Prime Minister Abiy Ahmed sent the country’s military into Tigray, alongside allied troops from neighbouring Eritrea, in November 2020 after ambushes on federal army bases by Tigrayan forces. The US and civilians in Tigray have accused Ethiopian and Eritrean troops of atrocities, including rape, in a campaign of ethnic cleansing.
Eritrean soldiers in particular are accused of preventing farmers from ploughing their land, looting cattle and setting fire to grain silos.
The violence has displaced more than two million people, leading to much of the region’s farmland being uncultivated.
“Our estimates indicate that around half of all arable land in Tigray went unplanted due to the security situation,” Mr Ferrand said. “The harvest could be 40 per cent below baseline.”
Debrom, 43, a farmer from La'ilay Maychew district, about 30 kilometres south of the Eritrean border, told The National he fled his village last December and was living in a camp for displaced Tigrayans in Sudan’s Al Qadarif region.
“I fled my land because soldiers were killing everyone they saw and didn’t differentiate between civilians and fighters,” said Debrom, whose full name has been withheld for his safety.
“I got out alive, but Eritrean soldiers killed many of my friends and family who stayed behind,” he said.
When asked how many farmers are likely to have remained in his village, he said: “If they weren’t killed, they have probably joined [the Tigrayan rebels], or they might have made it here to Sudan like me.”
Ethiopia is still recovering from the locust swarms that ravaged crops in East Africa last year and left millions across the region needing food aid.
Mr Ferrand said the scale of locust breeding in Tigray this year was not clear as the conflict made it impossible to conduct exhaustive land surveys.

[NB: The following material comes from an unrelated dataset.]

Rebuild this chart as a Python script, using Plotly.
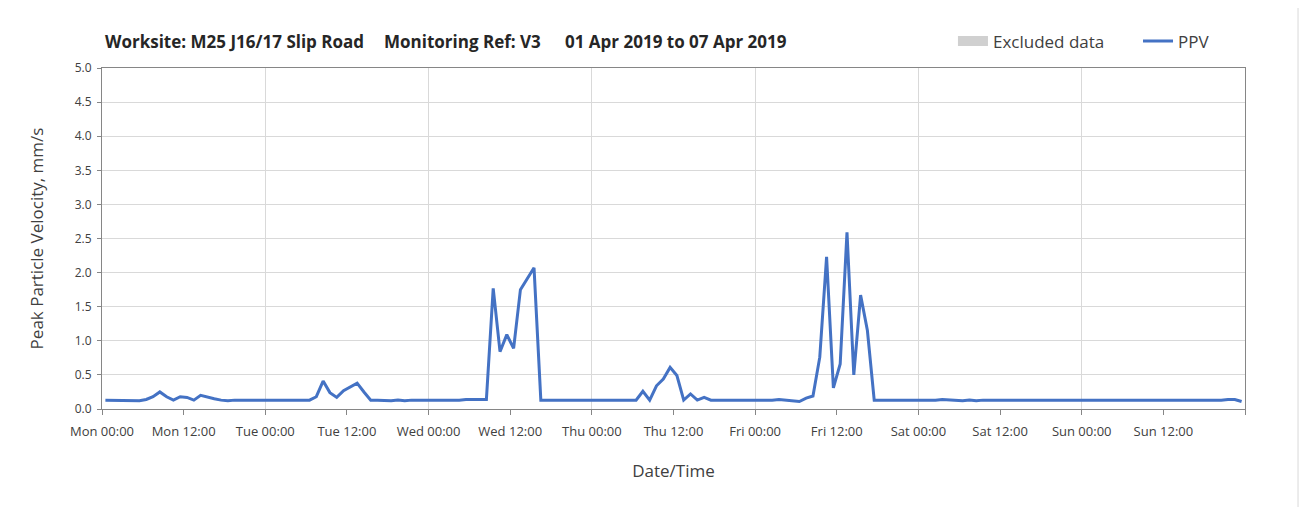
import plotly.graph_objects as go
import pandas as pd

# hourly PPV readings, Mon 01 Apr 2019 to Sun 07 Apr 2019 (mm/s)
mon = [0.13, 0.13, 0.13, 0.12, 0.13, 0.12, 0.14, 0.18, 0.25, 0.18, 0.13, 0.18,
       0.17, 0.13, 0.20, 0.17, 0.15, 0.13, 0.12, 0.13, 0.13, 0.12, 0.13, 0.13]
tue = [0.12, 0.13, 0.13, 0.12, 0.13, 0.13, 0.13, 0.18, 0.41, 0.24, 0.17, 0.27,
       0.33, 0.38, 0.25, 0.13, 0.13, 0.12, 0.12, 0.13, 0.12, 0.13, 0.13, 0.12]
wed = [0.13, 0.13, 0.12, 0.13, 0.13, 0.14, 0.14, 0.15, 0.14, 1.77, 0.84, 1.09,
       0.89, 1.75, 1.91, 2.07, 0.13, 0.13, 0.12, 0.12, 0.13, 0.12, 0.13, 0.13]
thu = [0.13, 0.13, 0.13, 0.13, 0.12, 0.12, 0.13, 0.26, 0.13, 0.34, 0.44, 0.61,
       0.49, 0.13, 0.22, 0.13, 0.17, 0.13, 0.13, 0.13, 0.12, 0.13, 0.12, 0.13]
fri = [0.12, 0.13, 0.13, 0.14, 0.13, 0.12, 0.11, 0.16, 0.19, 0.76, 2.23, 0.31,
       0.66, 2.59, 0.50, 1.67, 1.15, 0.13, 0.13, 0.13, 0.12, 0.13, 0.13, 0.13]
sat = [0.13, 0.13, 0.13, 0.14, 0.13, 0.12, 0.12, 0.13, 0.12, 0.13, 0.13, 0.12,
       0.13, 0.12, 0.13, 0.12, 0.13, 0.13, 0.12, 0.13, 0.12, 0.13, 0.13, 0.12]
sun = [0.13, 0.13, 0.12, 0.13, 0.13, 0.13, 0.12, 0.13, 0.12, 0.13, 0.12, 0.13,
       0.12, 0.13, 0.13, 0.12, 0.13, 0.13, 0.12, 0.13, 0.13, 0.14, 0.14, 0.11]
ppv = mon + tue + wed + thu + fri + sat + sun

times = pd.date_range("2019-04-01 00:30", periods=len(ppv), freq="h")

tick_times = pd.date_range("2019-04-01 00:00", "2019-04-08 00:00", freq="12h")
tick_labels = [t.strftime("%a %H:%M") for t in tick_times[:-1]] + [""]
grid_times = pd.date_range("2019-04-01 00:00", "2019-04-08 00:00", freq="24h")

y_ticks = [0.0, 0.5, 1.0, 1.5, 2.0, 2.5, 3.0, 3.5, 4.0, 4.5, 5.0]

title_parts = ["Worksite: M25 J16/17 Slip Road", "Monitoring Ref: V3",
               "01 Apr 2019 to 07 Apr 2019"]
title_x = [0.001, 0.245, 0.403]

font = "Open Sans, Noto Sans, sans-serif"

fig = go.Figure()
# no excluded periods this week, entry kept for the legend
fig.add_trace(go.Scatter(x=[times[0]], y=[None], mode="lines", name="Excluded data",
                         line=dict(color="#d0d0d0", width=10), legend="legend"))
fig.add_trace(go.Scatter(x=times, y=ppv, mode="lines", name="PPV",
                         line=dict(color="#4472c4", width=3), legend="legend2"))

annotations = [dict(text="<b>" + t + "</b>", xref="paper", yref="paper",
                    x=px, y=1.078, xanchor="left", yanchor="middle",
                    showarrow=False, font=dict(size=17, color="#262626"))
               for t, px in zip(title_parts, title_x)]

legend_style = dict(orientation="h", y=1.078, xanchor="left", yanchor="middle",
                    font=dict(size=17, color="#404040"), itemwidth=30,
                    bgcolor="rgba(0,0,0,0)")

fig.update_layout(
    width=1309, height=507,
    margin=dict(l=94, r=72, t=60, b=106),
    paper_bgcolor="white", plot_bgcolor="white",
    font=dict(family=font, color="#404040"),
    showlegend=True,
    legend=dict(x=0.7445, **legend_style),
    legend2=dict(x=0.9064, **legend_style),
    xaxis=dict(
        type="date",
        range=[tick_times[0], tick_times[-1]],
        tickvals=tick_times, ticktext=tick_labels,
        ticks="outside", ticklen=5, tickcolor="#868686",
        tickfont=dict(size=13, color="#404040"), ticklabelstandoff=5,
        showgrid=False, showline=True, linecolor="#868686", mirror=True,
        zeroline=False,
        minor=dict(tickvals=grid_times, showgrid=True, gridcolor="#d9d9d9",
                   gridwidth=1, ticks=""),
        title=dict(text="Date/Time", font=dict(size=17, color="#404040"), standoff=26),
    ),
    yaxis=dict(
        range=[0, 5], tickvals=y_ticks, tickformat=".1f",
        ticks="outside", ticklen=4, tickcolor="#868686",
        tickfont=dict(size=12, color="#404040"), ticklabelstandoff=3,
        showgrid=True, gridcolor="#d9d9d9", gridwidth=1,
        showline=True, linecolor="#868686", mirror=True, zeroline=False,
        title=dict(text="Peak Particle Velocity, mm/s",
                   font=dict(size=17, color="#404040"), standoff=26),
    ),
    annotations=annotations,
    shapes=[dict(type="path", xref="paper", yref="paper",
                 path="M -0.085 -0.4 L -0.085 1.185 L 1.0464 1.185 L 1.0464 -0.4",
                 line=dict(color="#d9d9d9", width=1), layer="below")],
)

fig.write_html("out.html")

The new swarms could be more devastating than last year's, said Emnet Negash, a doctoral student at Ghent University’s department of geography.
“It’s from upon hatching from eggs through the larvae period and prior to becoming adults that locusts consume food the most,” he said.

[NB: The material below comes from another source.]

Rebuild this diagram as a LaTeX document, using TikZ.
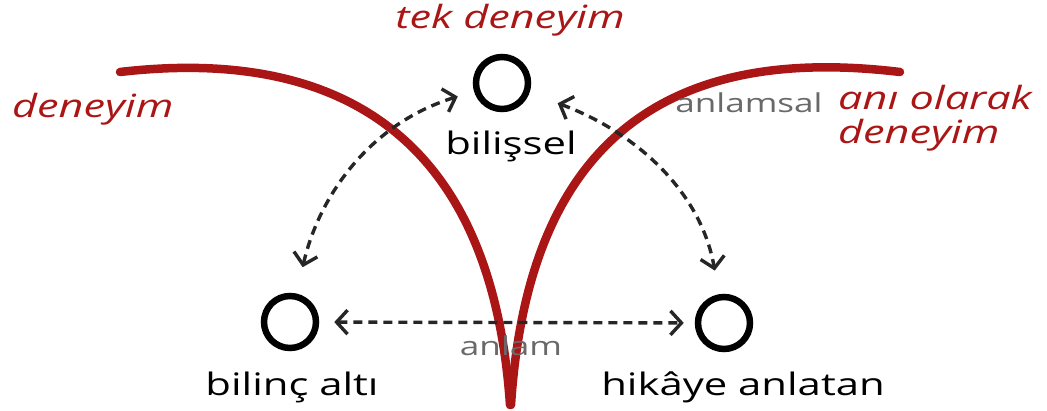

“Much of last year’s swarms were hatched in Yemen and in remote areas of the Afar region where crop production is not the main economic means. Most arrived in Ethiopia as adults, relatively past their feeding prime
“The current swarms, however, are all being formed in Ethiopia, including in parts of the Tigray and Amhara regions, meaning that they will consume far more than last year’s swarms did.”

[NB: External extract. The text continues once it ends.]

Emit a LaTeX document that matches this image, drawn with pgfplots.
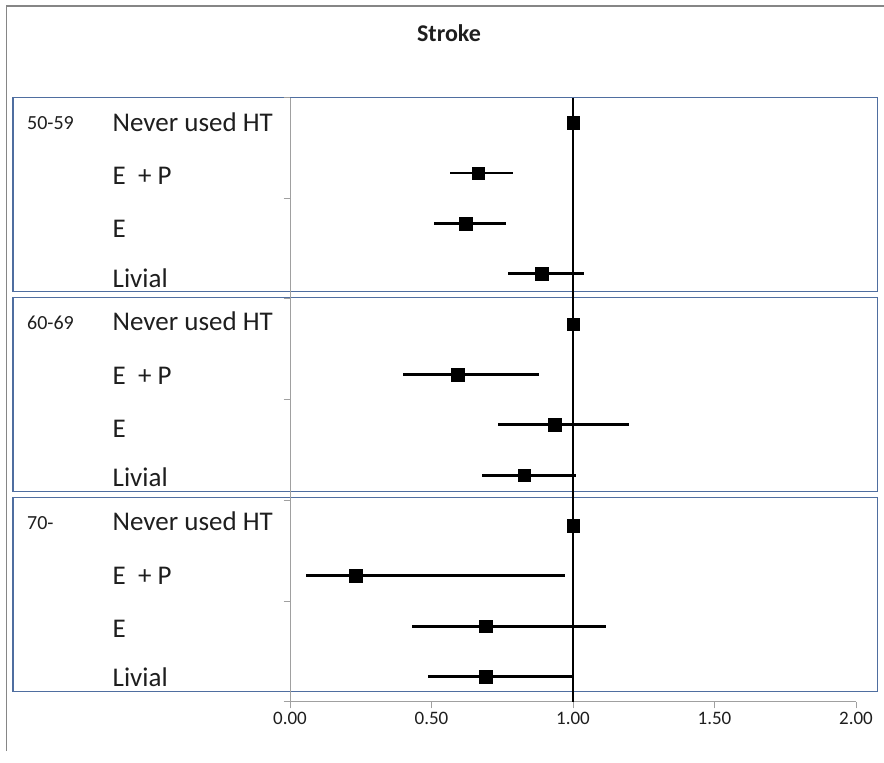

The student, who worked at the Tigray Bureau of Agriculture and Rural Development until 2018, said breeding locusts had been spotted in seven districts of Tigray and their appearance could not come at a worse time.
“Under the current circumstances, last year's harvest largely ran out at the beginning of the rainy season [around June]. Ahead of the maturation of cereal crops in October, farmers resort to growing lean-season crops like maize and vegetables that can grow quickly and supplement their dishes during the food supply gap in September.
"This year, however, the conflict has caused a severe, noticeable dearth of corn crops. This has worsened this year’s hunger gap. Locust swarms will arrive when people are at their lowest point.”
Despite the seriousness of the situation, there is little sign of urgency in Addis Ababa, where government officials tend to play down the crisis. Last month, the deputy head of the National Disaster Risk Management Commission, Aydrus Hassan, told state media outlets that no one in Ethiopia was at risk of starvation, echoing comments made by Mr Abiy in June.
The threat of US sanctions, mounting diplomatic pressure and criticism, including a stinging indictment of Mr Abiy's actions by former UN aid chief Mark Lowcock, have so far not moved Ethiopian authorities to allow aid deliveries to Tigray.
Meanwhile, the civil war rages on, with government forces launching a new offensive last week to dislodge Tigrayan fighters from entrenched positions in the neighbouring Amhara region.